What I Think About the Institution of Marriage

When I tell people about my views on marriage, they are often surprised. I’ve been dating with my partner for almost nine years now, so people often ask me if I’m ever going to get married. My answer to that question is always, “I’m against the Japanese system of marriage, so I don’t plan to get registered.”

I would like to spell out here why I am against the Japanese marriage system. Please note that this is my personal opinion and is not a criticism of those who choose the institution of marriage.

There are three main reasons why I don’t choose the institution of marriage.
(1) The law discriminates against non-heterosexuals,
(2) The system allows the old patriarchal system of family registers to continue,
(3) The control of your body

Let me explain them one by one.

(1) The institution of marriage that discriminates against non-heterosexuals

Recently, each municipality has started a “partnership system”, but Japanese law prohibits same-sex marriage.

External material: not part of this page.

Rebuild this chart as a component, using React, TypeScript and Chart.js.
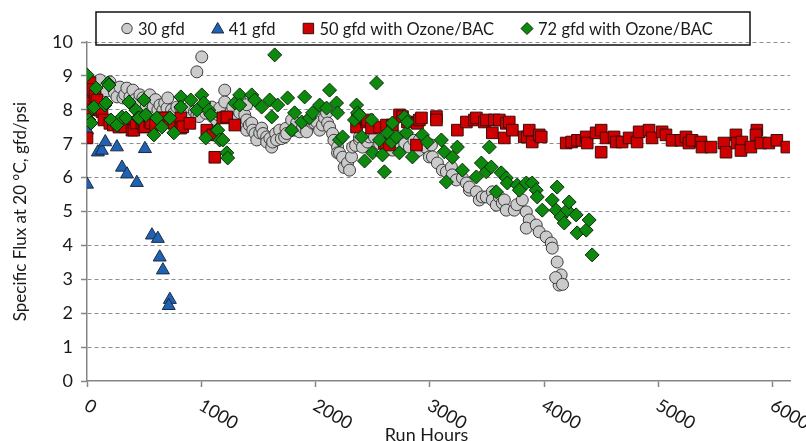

The fact that partnerships are progressing in Japan is because legal marriage is not easily accepts same-sex marriage. But the legal rights that are normally granted to heterosexuals should be granted to homosexuals as well. It is likely that the Partnership systems vary so much from municipality to municipality that it’s impossible to talk about them all together. But in some places, it’s going to cost you money to register, and you’ll not be granted the exact same rights as a legal marriage. After all, we can’t put homosexuals in a “legal marriage” so we have to deal with the “partnership system”. In recent years, there was the welcome news that Taiwan was the first country in East Asia to legalize same-sex marriage. In Japan, however, opposition politicians have been known to discriminate against homosexuals, saying that they are not productive. The current situation is such that it would be a shameful situation. Clearly, it is discrimination against homosexuals that they cannot have the same rights as heterosexuals. That doesn’t mean that married people are discriminating against homosexuals. It is the laws and the government that let the discriminative law exist. People choose the institution of marriage for a variety of reasons, and I don’t mean to criticize it in any way. However, I’m in a position to take the option of not having to choose the institution of marriage, so I want to raise the awareness that the current system of marriage exclude homosexuals.

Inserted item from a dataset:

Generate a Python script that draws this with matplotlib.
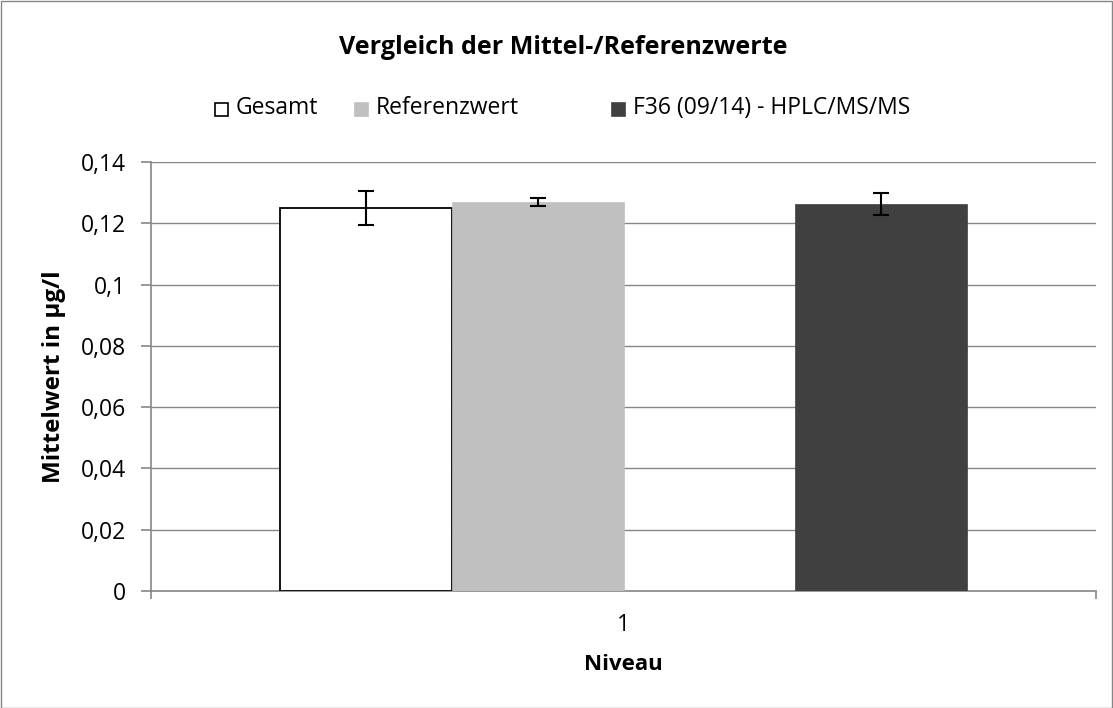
import matplotlib
matplotlib.use("Agg")
import matplotlib.pyplot as plt
from matplotlib.patches import Rectangle

plt.rcParams['font.family'] = ['Open Sans', 'DejaVu Sans']

categories = ["1"]
series_names = ["Gesamt", "Referenzwert", "", "F36 (09/14) - HPLC/MS/MS"]
values = [0.125, 0.1269, 0.0, 0.1263]
errors = [0.0056, 0.0013, 0.0, 0.0037]
face_colors = ["#FFFFFF", "#C0C0C0", "#C0C0C0", "#404040"]
edge_colors = ["#000000", "#C0C0C0", "#C0C0C0", "#404040"]
yticks = [0, 0.02, 0.04, 0.06, 0.08, 0.1, 0.12, 0.14]
ytick_labels = ["0", "0,02", "0,04", "0,06", "0,08", "0,1", "0,12", "0,14"]

W, H = 1113, 708
fig = plt.figure(figsize=(W / 100, H / 100), dpi=100)
fig.patches.append(Rectangle((0.5 / W, 0.5 / H), 1 - 1.5 / W, 1 - 1.5 / H,
                             transform=fig.transFigure, fill=False,
                             edgecolor="#868686", linewidth=1))

ax = fig.add_axes([151 / W, 117 / H, 945 / W, 429 / H])
ax.set_xlim(-0.5, 0.5)
ax.set_ylim(0, 0.14)

w = 0.182
offsets = [-1.5 * w, -0.5 * w, 0.5 * w, 1.5 * w]
for i in range(len(values)):
    ax.bar(offsets[i], values[i], width=w, color=face_colors[i],
           edgecolor=edge_colors[i], linewidth=1.3 if i == 0 else 0.5, zorder=3)
    if errors[i] > 0:
        ax.errorbar(offsets[i], values[i], yerr=errors[i], fmt='none',
                    ecolor='black', elinewidth=1.5, capsize=6, capthick=1.5, zorder=4)

ax.set_yticks(yticks)
ax.set_yticklabels(ytick_labels, fontsize=16.5)
ax.yaxis.grid(True, color="#868686", linewidth=1)
ax.set_axisbelow(True)
for s in ["top", "right"]:
    ax.spines[s].set_visible(False)
for s in ["left", "bottom"]:
    ax.spines[s].set_color("#868686")
    ax.spines[s].set_linewidth(1.2)
ax.tick_params(axis='y', length=7, color="#868686", width=1.2, pad=11)
ax.set_xticks([-0.5, 0.5])
ax.set_xticklabels(["", ""])
ax.tick_params(axis='x', length=6, color="#868686", width=1.2)
fig.text(623 / W, 1 - 625 / H, categories[0], ha='center', va='center', fontsize=16.5)

ax.set_ylabel("Mittelwert in µg/l", fontsize=17.5, fontweight='bold')
ax.yaxis.set_label_coords(-(151 - 66) / 945, 0.5)
fig.text(623 / W, 1 - 665 / H, "Niveau", ha='center', va='center',
         fontsize=16, fontweight='bold')
fig.text(563 / W, 1 - 48 / H, "Vergleich der Mittel-/Referenzwerte", ha='center',
         va='center', fontsize=18, fontweight='bold')

# legend
legend_x = [215, 355, 612]
leg_items = [0, 1, 3]
for x, i in zip(legend_x, leg_items):
    fig.patches.append(Rectangle((x / W, 1 - 116 / H), 13 / W, 13 / H,
                                 transform=fig.transFigure,
                                 facecolor=face_colors[i],
                                 edgecolor="#000000" if i == 0 else face_colors[i],
                                 linewidth=1.2))
    fig.text((x + 21) / W, 1 - 108 / H, series_names[i], ha='left', va='center',
             fontsize=16.5)

fig.savefig("out.png", dpi=100)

(2) Continuation of the patriarchal system based on family registers

The family register system (ie system) in Japan began after the Meiji era, and the creation of the family unit called “ie” helped to spread the family ethic, and to create a new type of family register. The system began as a way to make it easier for the state to manage. Back then (and perhaps still) it was (and still is) mostly men who become a head of the “family system”. It is a very simple historical explanation of how the patriarchal system of control and governance became widespread in Japan.
The modern marriage system is still based on the “family register system,” which means that one of the two people who get married must register to the other family. There can be no legal marriage unless man or women choose to partner’s family registration. And currently, most women choose (or are forced) to “join” a man’s family register.
It’s not easy for a man or a woman to accept changing their name without thinking about it. I think it’s like after decades of living as “Kanako”, you have to live as “Miki” from tomorrow. I don’t think it is easy for many people because your name is a part of your identity. But the “marriage system” easily make people accepts that it’s just “natural” to change their names. They think it is natural so they have to follow the rules.
Although there is now a debate on the issue of married couples’ surname separation, it is still unlikely to be legally implemented in Japan. Either you or your partner must choose to change your family name and join the other person’s family register if you want to marry someone. I feel unreasonable for both men and women, and if I have to give up something to get married, then I don’t need to marry. I may also feel fear of being included in the “patriarchal system” by getting married.

3) Control of your body

I want to write this story carefully because it’s often difficult to get people to understand it. There is no legal statement that a legally married man and woman may not have an affair, but the Civil Code indicates mutual support clauses and prohibits bigamy. It is not allowed to commit “adultery”. In other words, if you have sex with someone other than your marriage partner, you will be judged under the Civil Code.
This is not that I have desire to have sex with another person or to have an affair, but rather an aversion to having legal control over one’s own body.
Thinking about each other and trying to avoid making the other person feel uncomfortable is only natural, I think. If the law dictates and control my own body, and if I am punished for not playing by the rules, then I do not want to be in the rules. I feel better to live on trust in each other than to live in a place where punishment exists for the sake of it.
The marriage itself plays a role in the economy and the people who choose the institution of marriage. I’m not trying to criticize people in the marriage system in any way.

The reasons I have spelled out up to this point are completely personal, my reasons for not choosing marriage. And with the understanding that it’s a privilege to be able to take the “no marriage choice” position myself. I know many people have to choose marriage whether they like it or not. It might be socially difficult not getting married in the countryside or there might be an economical reason to get married. There will be many situations in which you will be forced to do so. I think I am lucky to be in a position where I don’t choose to get married. Therefore, I think I have to use my privilege to express the “discomfort” about “marriage.” So, I hope that the current system will change for the better.